After Warner Brothers Co. bought the Thane and Puritan companies in 1964 and formed Warnaco Corp., the Altoona workers produced special clothing lines for celebrities including Andy Williams, Gary Player and Johnny Carson.

In the late 1970s, when Larry Bloom of Altoona was in charge of the men’s sportswear division at Warnaco, the company introduced and created men’s sweaters for the world-famous Christian Dior brand.

Warnaco still employs people at its distribution facilities in Duncansville and at the former Butterick plant in Altoona. According to ABCD Corp. in 2011, Warnaco had 260 employees locally.

The Gallitzin factory manufactured shirts under several quality labels including Gant, Pierre Cardin, Evan Picone, Ruff Hewn, Outer Banks, Saks Eagle and Izod.

“We made shirts, under Publix, for Macy’s,” Kowalski said. “But they all went through the same inspection process for quality. I know, because I was on quality control for a while.”

Shirts made in the Van Heusen factory in Patton carried that name, another label associated with quality.

Remembering past days

Kowalski said Gallitzin remains a great place to live, even though it doesn’t have the factory jobs it once had.

“The nicest people in the world worked in the factory,” she said. “Some left, and some still live here.”
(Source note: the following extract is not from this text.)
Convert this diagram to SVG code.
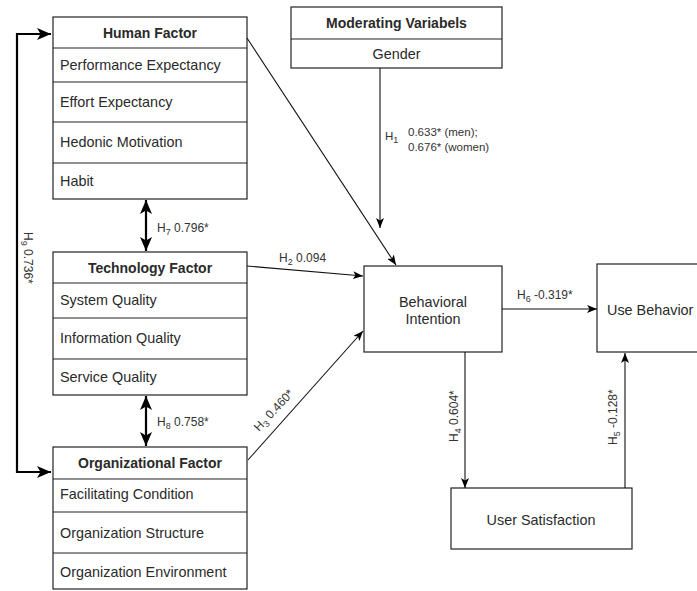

She said she thinks what has happened to the garment industry is sad. Crystal Brands Inc., which acquired Eaglewear, was intent on closing the Gallitzin factory after acquiring it, she said.

“They wanted to put our work overseas, and they

didn’t want us as competition,” Kowalski said.

Gelormino said that when he was an industrial sewing machine mechanic, he could have gone anywhere for a job but had no reason to leave Patton because he could always find work.

“Back then, the world was better and the country was better,” Gelormino said. “I’m not too happy about or too sure of what’s in store for this generation.”